→ What you are asked to do
Every line below is to be copied exactly, with the pictures left out.

(Entries from a dataset)
☆ ☆ ☆
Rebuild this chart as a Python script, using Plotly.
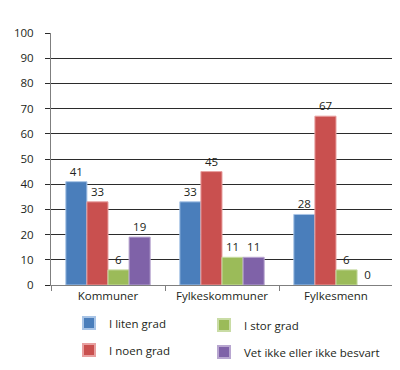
import plotly.graph_objects as go

categories = ["Kommuner", "Fylkeskommuner", "Fylkesmenn"]
series_names = ["I liten grad", "I noen grad", "I stor grad", "Vet ikke eller ikke besvart"]
liten = [41, 33, 28]
noen = [33, 45, 67]
stor = [6, 11, 6]
vet = [19, 11, 0]
y_ticks = [0, 10, 20, 30, 40, 50, 60, 70, 80, 90, 100]

colors = ["#4A7EBB", "#C9504F", "#9BBB59", "#7F62A8"]
lines = ["#A8C4E6", "#E8A0A0", "#C9DCA5", "#B8A6D0"]
values = [liten, noen, stor, vet]
legends = ["legend", "legend2", "legend3", "legend4"]

FONT = "Open Sans"
FS = 11.5
fig = go.Figure()
for name, vals, c, lc, lg in zip(series_names, values, colors, lines, legends):
    fig.add_trace(go.Bar(
        x=categories, y=vals, name=name,
        marker=dict(color=c, line=dict(color=lc, width=[1 if v > 0 else 0 for v in vals])),
        text=[str(v) for v in vals], textposition="outside",
        textfont=dict(family=FONT, size=FS, color="#231f20"),
        cliponaxis=False, legend=lg,
    ))

W, H = 400, 370
def leg(xpx, ypx):
    return dict(xref="container", yref="container", x=xpx / W, y=1 - ypx / H,
                xanchor="left", yanchor="middle", bgcolor="rgba(0,0,0,0)",
                font=dict(family=FONT, size=FS, color="#231f20"),
                itemsizing="constant", borderwidth=0)

fig.update_layout(
    width=W, height=H,
    margin=dict(l=43, r=15, t=25, b=93, autoexpand=False),
    paper_bgcolor="white", plot_bgcolor="white",
    barmode="group", bargap=0.26, bargroupgap=0,
    font=dict(family=FONT, size=FS, color="#231f20"),
    showlegend=True,
    legend=leg(61, 315),
    legend2=leg(61, 342),
    legend3=leg(196, 317),
    legend4=leg(196, 344),
    xaxis=dict(
        showline=True, linecolor="#7f7f7f", linewidth=1,
        ticks="outside", tickson="boundaries", ticklen=5, tickcolor="#7f7f7f",
        tickfont=dict(family=FONT, size=FS, color="#231f20"),
        showgrid=False, fixedrange=True, automargin=False, tickangle=0,
    ),
    yaxis=dict(
        range=[0, 100], tickvals=y_ticks, ticktext=[str(t) for t in y_ticks],
        showgrid=True, gridcolor="#2b2b2b", gridwidth=1,
        showline=True, linecolor="#7f7f7f", linewidth=1,
        ticks="outside", ticklen=5, tickcolor="#2b2b2b",
        tickfont=dict(family=FONT, size=FS, color="#231f20"),
        ticklabelstandoff=9, zeroline=False, fixedrange=True, automargin=False,
    ),
)

fig.write_html("out.html")
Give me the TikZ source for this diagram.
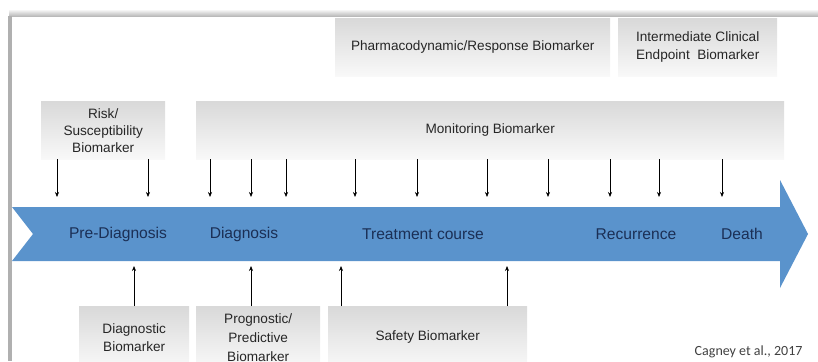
☆ ☆ ☆
→ The reply
Rebuild this chart as a Python script, using Plotly.
import plotly.graph_objects as go

categories = ["Kommuner", "Fylkeskommuner", "Fylkesmenn"]
series_names = ["I liten grad", "I noen grad", "I stor grad", "Vet ikke eller ikke besvart"]
liten = [41, 33, 28]
noen = [33, 45, 67]
stor = [6, 11, 6]
vet = [19, 11, 0]
y_ticks = [0, 10, 20, 30, 40, 50, 60, 70, 80, 90, 100]

colors = ["#4A7EBB", "#C9504F", "#9BBB59", "#7F62A8"]
lines = ["#A8C4E6", "#E8A0A0", "#C9DCA5", "#B8A6D0"]
values = [liten, noen, stor, vet]
legends = ["legend", "legend2", "legend3", "legend4"]

FONT = "Open Sans"
FS = 11.5
fig = go.Figure()
for name, vals, c, lc, lg in zip(series_names, values, colors, lines, legends):
    fig.add_trace(go.Bar(
        x=categories, y=vals, name=name,
        marker=dict(color=c, line=dict(color=lc, width=[1 if v > 0 else 0 for v in vals])),
        text=[str(v) for v in vals], textposition="outside",
        textfont=dict(family=FONT, size=FS, color="#231f20"),
        cliponaxis=False, legend=lg,
    ))

W, H = 400, 370
def leg(xpx, ypx):
    return dict(xref="container", yref="container", x=xpx / W, y=1 - ypx / H,
                xanchor="left", yanchor="middle", bgcolor="rgba(0,0,0,0)",
                font=dict(family=FONT, size=FS, color="#231f20"),
                itemsizing="constant", borderwidth=0)

fig.update_layout(
    width=W, height=H,
    margin=dict(l=43, r=15, t=25, b=93, autoexpand=False),
    paper_bgcolor="white", plot_bgcolor="white",
    barmode="group", bargap=0.26, bargroupgap=0,
    font=dict(family=FONT, size=FS, color="#231f20"),
    showlegend=True,
    legend=leg(61, 315),
    legend2=leg(61, 342),
    legend3=leg(196, 317),
    legend4=leg(196, 344),
    xaxis=dict(
        showline=True, linecolor="#7f7f7f", linewidth=1,
        ticks="outside", tickson="boundaries", ticklen=5, tickcolor="#7f7f7f",
        tickfont=dict(family=FONT, size=FS, color="#231f20"),
        showgrid=False, fixedrange=True, automargin=False, tickangle=0,
    ),
    yaxis=dict(
        range=[0, 100], tickvals=y_ticks, ticktext=[str(t) for t in y_ticks],
        showgrid=True, gridcolor="#2b2b2b", gridwidth=1,
        showline=True, linecolor="#7f7f7f", linewidth=1,
        ticks="outside", ticklen=5, tickcolor="#2b2b2b",
        tickfont=dict(family=FONT, size=FS, color="#231f20"),
        ticklabelstandoff=9, zeroline=False, fixedrange=True, automargin=False,
    ),
)

fig.write_html("out.html")
Give me the TikZ source for this diagram.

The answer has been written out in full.